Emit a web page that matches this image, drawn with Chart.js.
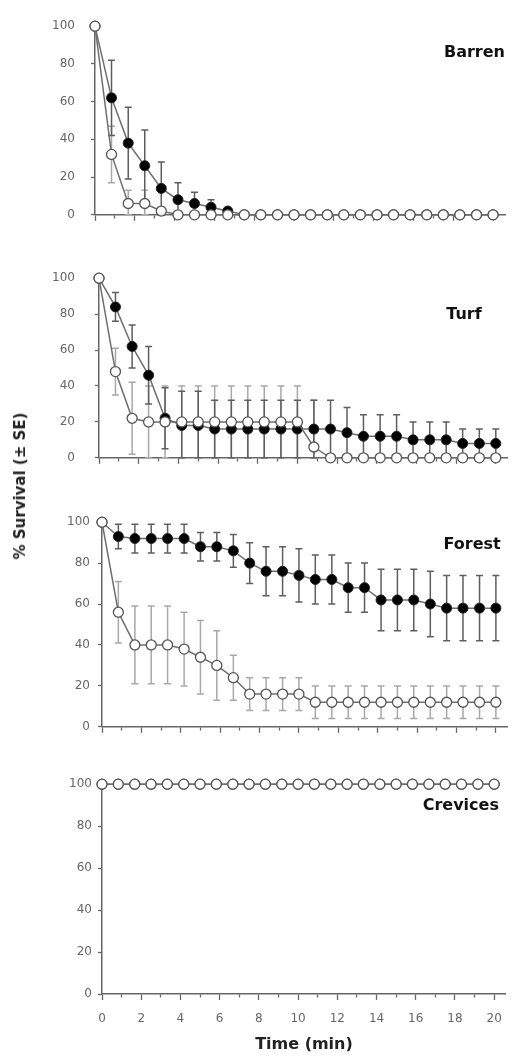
<!DOCTYPE html>
<html>
<head>
<meta charset="utf-8">
<script src="https://cdn.jsdelivr.net/npm/chart.js@4"></script>
<style>
  body { margin: 0; background: #fff; }
  #wrap { position: relative; width: 514px; height: 1059px; overflow: hidden; }
  #wrap canvas { position: absolute; left: 0; }
  #ylabel {
    position: absolute; left: 20px; top: 486px;
    transform: translate(-50%, -50%) rotate(-90deg);
    font: bold 15px "DejaVu Sans", sans-serif; color: #222; white-space: nowrap;
  }
</style>
</head>
<body>
<div id="wrap">
  <canvas id="barren"></canvas>
  <canvas id="turf"></canvas>
  <canvas id="forest"></canvas>
  <canvas id="crevices"></canvas>
  <div id="ylabel">% Survival (± SE)</div>
</div>
<script>
// sampling times (min)
const minutes = [0, 0.83, 1.67, 2.5, 3.33, 4.17, 5, 5.83, 6.67, 7.5, 8.33, 9.17, 10,
                 10.83, 11.67, 12.5, 13.33, 14.17, 15, 15.83, 16.67, 17.5, 18.33, 19.17, 20];
const xTickValues = [0, 1, 2, 3, 4, 5, 6, 7, 8, 9, 10, 11, 12, 13, 14, 15, 16, 17, 18, 19, 20];
const yTickValues = [0, 20, 40, 60, 80, 100];

// Barren
const barrenFilled   = [100, 62, 38, 26, 14, 8, 6, 4, 2, 0, 0, 0, 0, 0, 0, 0, 0, 0, 0, 0, 0, 0, 0, 0, 0];
const barrenFilledSE = [0, 20, 19, 19, 14, 9, 6, 4, 0, 0, 0, 0, 0, 0, 0, 0, 0, 0, 0, 0, 0, 0, 0, 0, 0];
const barrenOpen     = [100, 32, 6, 6, 2, 0, 0, 0, 0, 0, 0, 0, 0, 0, 0, 0, 0, 0, 0, 0, 0, 0, 0, 0, 0];
const barrenOpenSE   = [0, 15, 7, 7, 2, 0, 0, 0, 0, 0, 0, 0, 0, 0, 0, 0, 0, 0, 0, 0, 0, 0, 0, 0, 0];

// Turf
const turfFilled   = [100, 84, 62, 46, 22, 18, 18, 16, 16, 16, 16, 16, 16, 16, 16, 14, 12, 12, 12, 10, 10, 10, 8, 8, 8];
const turfFilledSE = [0, 8, 12, 16, 17, 19, 19, 16, 16, 16, 16, 16, 16, 16, 16, 14, 12, 12, 12, 10, 10, 10, 8, 8, 8];
const turfOpen     = [100, 48, 22, 20, 20, 20, 20, 20, 20, 20, 20, 20, 20, 6, 0, 0, 0, 0, 0, 0, 0, 0, 0, 0, 0];
const turfOpenSE   = [0, 13, 20, 20, 20, 20, 20, 20, 20, 20, 20, 20, 20, 26, 0, 0, 0, 0, 0, 0, 0, 0, 0, 0, 0];

// Forest
const forestFilled   = [100, 93, 92, 92, 92, 92, 88, 88, 86, 80, 76, 76, 74, 72, 72, 68, 68, 62, 62, 62, 60, 58, 58, 58, 58];
const forestFilledSE = [0, 6, 7, 7, 7, 7, 7, 7, 8, 10, 12, 12, 13, 12, 12, 12, 12, 15, 15, 15, 16, 16, 16, 16, 16];
const forestOpen     = [100, 56, 40, 40, 40, 38, 34, 30, 24, 16, 16, 16, 16, 12, 12, 12, 12, 12, 12, 12, 12, 12, 12, 12, 12];
const forestOpenSE   = [0, 15, 19, 19, 19, 18, 18, 17, 11, 8, 8, 8, 8, 8, 8, 8, 8, 8, 8, 8, 8, 8, 8, 8, 8];

// Crevices
const crevicesFilled   = [100, 100, 100, 100, 100, 100, 100, 100, 100, 100, 100, 100, 100, 100, 100, 100, 100, 100, 100, 100, 100, 100, 100, 100, 100];
const crevicesFilledSE = [0, 0, 0, 0, 0, 0, 0, 0, 0, 0, 0, 0, 0, 0, 0, 0, 0, 0, 0, 0, 0, 0, 0, 0, 0];
const crevicesOpen     = [100, 100, 100, 100, 100, 100, 100, 100, 100, 100, 100, 100, 100, 100, 100, 100, 100, 100, 100, 100, 100, 100, 100, 100, 100];
const crevicesOpenSE   = [0, 0, 0, 0, 0, 0, 0, 0, 0, 0, 0, 0, 0, 0, 0, 0, 0, 0, 0, 0, 0, 0, 0, 0, 0];

// draws the ± SE whiskers under the markers
const errorBars = {
    id: 'errorBars',
    beforeDatasetsDraw(chart) {
        const { ctx, scales: { x, y } } = chart;
        chart.data.datasets.forEach(ds => {
            if (!ds.se) return;
            ctx.save();
            ctx.strokeStyle = ds.barColor;
            ctx.lineWidth = 1.5;
            ds.data.forEach((p, i) => {
                const e = ds.se[i];
                if (!e) return;
                const px = x.getPixelForValue(p.x);
                const top = y.getPixelForValue(Math.min(100, p.y + e));
                const bot = y.getPixelForValue(Math.max(0, p.y - e));
                ctx.beginPath();
                ctx.moveTo(px, top); ctx.lineTo(px, bot);
                ctx.moveTo(px - 3.5, top); ctx.lineTo(px + 3.5, top);
                ctx.moveTo(px - 3.5, bot); ctx.lineTo(px + 3.5, bot);
                ctx.stroke();
            });
            ctx.restore();
        });
    }
};

// habitat name in the upper right corner
const panelLabel = {
    id: 'panelLabel',
    afterDatasetsDraw(chart, args, opts) {
        const { ctx, chartArea } = chart;
        ctx.save();
        ctx.font = 'bold 16px "DejaVu Sans", sans-serif';
        ctx.fillStyle = '#111';
        ctx.textAlign = 'right';
        ctx.textBaseline = 'middle';
        ctx.fillText(opts.text, chartArea.right - opts.dx, chartArea.top + opts.dy);
        ctx.restore();
    }
};

function points(vals) {
    return vals.map((v, i) => ({ x: minutes[i], y: v }));
}

function makePanel(id, cfg) {
    const el = document.getElementById(id);
    const plotH = cfg.bottom - cfg.top;
    const h = 12 + plotH + cfg.xh;
    el.style.top = (cfg.top - 12) + 'px';
    el.style.width = '514px';
    el.style.height = h + 'px';
    el.width = 514;
    el.height = h;

    return new Chart(el.getContext('2d'), {
        type: 'line',
        data: {
            datasets: [{
                label: 'open',
                data: points(cfg.open),
                se: cfg.openSE,
                barColor: '#a8a8a8',
                borderColor: '#6e6e6e',
                borderWidth: 1.5,
                pointRadius: 5,
                pointBackgroundColor: '#fff',
                pointBorderColor: '#555',
                pointBorderWidth: 1.3,
                tension: 0,
                clip: false
            }, {
                label: 'filled',
                data: points(cfg.filled),
                se: cfg.filledSE,
                barColor: '#5e5e5e',
                borderColor: '#6e6e6e',
                borderWidth: 1.5,
                pointRadius: 5,
                pointBackgroundColor: '#000',
                pointBorderColor: '#222',
                pointBorderWidth: 1,
                tension: 0,
                clip: false
            }]
        },
        options: {
            responsive: false,
            animation: false,
            events: [],
            layout: { padding: { top: 12, right: 514 - (cfg.left + 410), left: 0, bottom: 0 } },
            plugins: {
                legend: { display: false },
                tooltip: { enabled: false },
                panelLabel: { text: cfg.name, dx: cfg.dx, dy: cfg.dy }
            },
            scales: {
                x: {
                    type: 'linear',
                    min: 0,
                    max: 20.6,
                    afterBuildTicks: axis => { axis.ticks = xTickValues.map(v => ({ value: v })); },
                    afterFit: scale => { scale.height = cfg.xh; },
                    border: { display: true, color: '#666', width: 1.5 },
                    grid: {
                        drawOnChartArea: false,
                        drawTicks: true,
                        tickLength: 6,
                        tickColor: '#666',
                        tickWidth: 1.3,
                        tickBorderDash: c => (c.tick && c.tick.value % 2 === 0) ? [] : [3, 20]
                    },
                    ticks: {
                        display: cfg.showX,
                        padding: 12,
                        color: '#666',
                        font: { family: 'DejaVu Sans', size: 12 },
                        maxRotation: 0,
                        autoSkip: false,
                        callback: v => (v % 2 === 0 ? v : '')
                    },
                    title: {
                        display: cfg.showX,
                        text: 'Time (min)',
                        color: '#222',
                        font: { family: 'DejaVu Sans', size: 16, weight: 'bold' },
                        padding: { top: 18 }
                    }
                },
                y: {
                    min: 0,
                    max: 100,
                    afterBuildTicks: axis => { axis.ticks = yTickValues.map(v => ({ value: v })); },
                    afterFit: scale => { scale.width = cfg.left; },
                    border: { display: true, color: '#666', width: 1.5 },
                    grid: {
                        drawOnChartArea: false,
                        drawTicks: true,
                        tickLength: 4,
                        tickColor: '#666',
                        tickWidth: 1.3
                    },
                    ticks: {
                        padding: cfg.gap - 4,
                        color: '#666',
                        font: { family: 'DejaVu Sans', size: 12 }
                    }
                }
            }
        },
        plugins: [errorBars, panelLabel]
    });
}

makePanel('barren', {
    name: 'Barren', left: 95, top: 15, bottom: 226, xh: 12, gap: 20, dx: 0, dy: 27, showX: false,
    filled: barrenFilled, filledSE: barrenFilledSE, open: barrenOpen, openSE: barrenOpenSE
});
makePanel('turf', {
    name: 'Turf', left: 99, top: 263, bottom: 473, xh: 12, gap: 24, dx: 26, dy: 37, showX: false,
    filled: turfFilled, filledSE: turfFilledSE, open: turfOpen, openSE: turfOpenSE
});
makePanel('forest', {
    name: 'Forest', left: 102, top: 519, bottom: 730, xh: 12, gap: 12, dx: 7, dy: 23, showX: false,
    filled: forestFilled, filledSE: forestFilledSE, open: forestOpen, openSE: forestOpenSE
});
makePanel('crevices', {
    name: 'Crevices', left: 102, top: 783, bottom: 994, xh: 64, gap: 10, dx: 7, dy: 22, showX: true,
    filled: crevicesFilled, filledSE: crevicesFilledSE, open: crevicesOpen, openSE: crevicesOpenSE
});
</script>
</body>
</html>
━━━━━━━━━━━━━━━━
Short exercise. Return nothing but the lines running from the start of the data to the line with "const yTickValues = [0, 20, 40, 60, 80, 100];", please, both ends included and no pictures.

Output for this task.
Emit a web page that matches this image, drawn with Chart.js.
<!DOCTYPE html>
<html>
<head>
<meta charset="utf-8">
<script src="https://cdn.jsdelivr.net/npm/chart.js@4"></script>
<style>
  body { margin: 0; background: #fff; }
  #wrap { position: relative; width: 514px; height: 1059px; overflow: hidden; }
  #wrap canvas { position: absolute; left: 0; }
  #ylabel {
    position: absolute; left: 20px; top: 486px;
    transform: translate(-50%, -50%) rotate(-90deg);
    font: bold 15px "DejaVu Sans", sans-serif; color: #222; white-space: nowrap;
  }
</style>
</head>
<body>
<div id="wrap">
  <canvas id="barren"></canvas>
  <canvas id="turf"></canvas>
  <canvas id="forest"></canvas>
  <canvas id="crevices"></canvas>
  <div id="ylabel">% Survival (± SE)</div>
</div>
<script>
// sampling times (min)
const minutes = [0, 0.83, 1.67, 2.5, 3.33, 4.17, 5, 5.83, 6.67, 7.5, 8.33, 9.17, 10,
                 10.83, 11.67, 12.5, 13.33, 14.17, 15, 15.83, 16.67, 17.5, 18.33, 19.17, 20];
const xTickValues = [0, 1, 2, 3, 4, 5, 6, 7, 8, 9, 10, 11, 12, 13, 14, 15, 16, 17, 18, 19, 20];
const yTickValues = [0, 20, 40, 60, 80, 100];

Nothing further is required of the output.